An international tourist who survived a mid-air collision between two helicopters on the Gold Coast has described the moment he realised something was wrong.

Feb 06, 2023, updated Feb 06, 2023
A supplied image shows Marle Swart moments after the Sea World helicopter collision on the Gold Coast, Monday, January 2, 2023. (AAP Image/Supplied) NO ARCHIVING, EDITORIAL USE ONLY

A supplied image shows Marle Swart moments after the Sea World helicopter collision on the Gold Coast, Monday, January 2, 2023. (AAP Image/Supplied) NO ARCHIVING, EDITORIAL USE ONLY

Edward and Marle Swart were visiting the Queensland holiday spot from New Zealand with friends Riaan and Elmarie Steenberg, but had not planned on taking the scenic flight.

“It was one of the last things we would have done … but I mean it was a good price, five minutes, what could go wrong?” Swart told 60 Minutes on Sunday night.

Footage taken from inside the helicopter shows Swart trying to get the pilot’s attention before it collides with a second aircraft taking off from the Sea World theme park.

“I noticed the helicopter on the landing pad and it was sitting there and the rotors were going and you don’t think much of it,” Swart said.

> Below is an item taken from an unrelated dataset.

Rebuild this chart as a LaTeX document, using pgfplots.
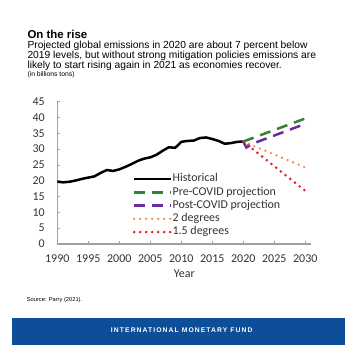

“As we turned left to go back and come down to land, that’s when I saw it took off, and that’s when I tried to reach the pilot to grab his attention to tell him ‘listen, there’s another helicopter coming our way’, but it was just too quick.”

“It was just chaos.”

British couple Ron and Diane Hughes, pilot Ashley Jenkinson and Australian woman Vanessa Tadros were killed in the January 2 collision.

Tadros’s 10-year-old son Nicholas was critically injured and remains in hospital.

Victorian mother Winnie de Silva, 33, and her nine-year-old son Leon are also recovering from injuries sustained in the crash.

The pilot of the second chopper, Michael James, managed to land his aircraft , but he and his four passengers were injured by flying glass when its windshield shattered.

Air Transport Safety Bureau investigators are not expected to complete their probe into the accident until September 2024.